Abstract

Conductive hydrogels have received significant attention in fabricating wearable strain sensors, electronic skins, and human-machine interface applications, but suffer the poor cycling capacity and hard to be applied in complex sensing applications. Herein a spider web-inspired poly (stearyl methacrylate-co-acrylic acid) and polyvinyl alcohol interpenetrating network conductive hydrogel was synthesized via one-step in-situ polymerization to address these challenges aforementioned. The as-obtained hydrogels exhibit good mechanical strength (111 kPa stress), high stretchability (1029% strain), strong adhesiveness, high conductivity, injectability, and rapid self-healing performance (the healing efficiency of 87.3% at room temperature within 4 h).

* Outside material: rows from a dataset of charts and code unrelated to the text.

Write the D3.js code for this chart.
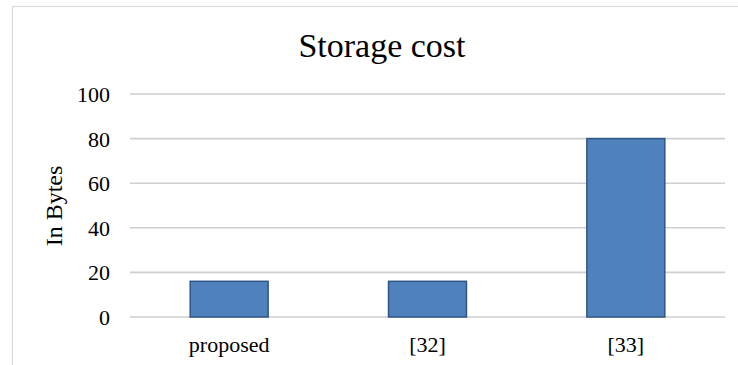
<!DOCTYPE html>
<html><head><meta charset="utf-8">
<script src="https://cdn.jsdelivr.net/npm/d3@7"></script>
<style>html,body{margin:0;padding:0;background:#fff;overflow:hidden}</style>
</head><body>
<svg id="chart" width="738" height="365"></svg>
<script>
const categories = ["proposed", "[32]", "[33]"];
const values = [16, 16, 80];
const yTicks = [0, 20, 40, 60, 80, 100];
const titleText = "Storage cost";
const yTitle = "In Bytes";

const svg = d3.select("#chart");
const font = "'Liberation Serif','Times New Roman',serif";

// chart area border
svg.append("rect").attr("x", 12.5).attr("y", 6.5).attr("width", 760).attr("height", 400)
  .attr("fill", "#fff").attr("stroke", "#d9d9d9").attr("stroke-width", 1.2);

const x = d3.scaleBand().domain(categories).range([130, 725]).paddingInner(0.607).paddingOuter(0.3035);
const y = d3.scaleLinear().domain([0, 100]).range([317, 94]);

// gridlines
svg.append("g").selectAll("line").data(yTicks).join("line")
  .attr("x1", 130).attr("x2", 725)
  .attr("y1", d => y(d)).attr("y2", d => y(d))
  .attr("stroke", "#cfcfcf").attr("stroke-width", 1.6);

// y axis labels
const yAxis = d3.axisLeft(y).tickValues(yTicks).tickSize(0).tickPadding(0);
const yg = svg.append("g").attr("transform", "translate(110,0)").call(yAxis);
yg.select(".domain").remove();
yg.selectAll("text").attr("font-family", font).attr("font-size", 22).attr("fill", "#000").attr("dy", "0.34em");

// bars
svg.append("g").selectAll("rect").data(values).join("rect")
  .attr("x", (d, i) => x(categories[i]))
  .attr("y", d => y(d))
  .attr("width", x.bandwidth())
  .attr("height", d => y(0) - y(d))
  .attr("fill", "#4f81bd").attr("stroke", "#2f5686").attr("stroke-width", 1.5);

// x axis labels
const xAxis = d3.axisBottom(x).tickSize(0).tickPadding(0);
const xg = svg.append("g").attr("transform", "translate(0,336)").call(xAxis);
xg.select(".domain").remove();
xg.selectAll("text").attr("font-family", font).attr("font-size", 22).attr("fill", "#000").attr("dy", "0.72em");

// title
svg.append("text").attr("x", 382).attr("y", 57).attr("text-anchor", "middle")
  .attr("font-family", font).attr("font-size", 34).attr("fill", "#000").text(titleText);

// y title
svg.append("text").attr("transform", "translate(62,206) rotate(-90)").attr("text-anchor", "middle")
  .attr("font-family", font).attr("font-size", 24).attr("fill", "#000").text(yTitle);
</script>
</body></html>
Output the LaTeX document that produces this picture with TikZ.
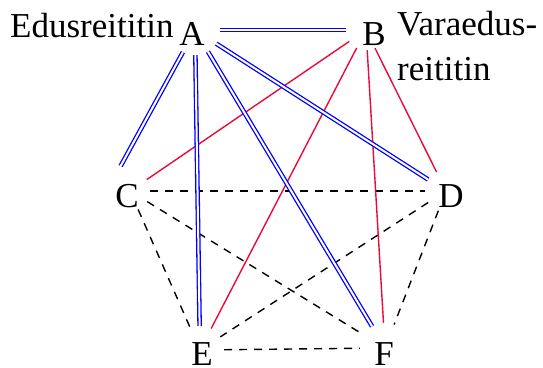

Attributing to excellent self-healing properties, the hydrogels were easily reprocessed four times at room temperature without losing their intrinsic characteristics. Additionally, high strain sensitivity (GF = 4.28 in the wide strain-sensing range 1–500%) and real time monitoring large/tiny human motions have been also realized. Most importantly, a assembled sensing array has been demonstrated via the injectable behaviour to detect the mass and contact shape of the target We believe that this study will definitely broaden the practical applications of a new generation of hydrogel-based wearable strain sensor.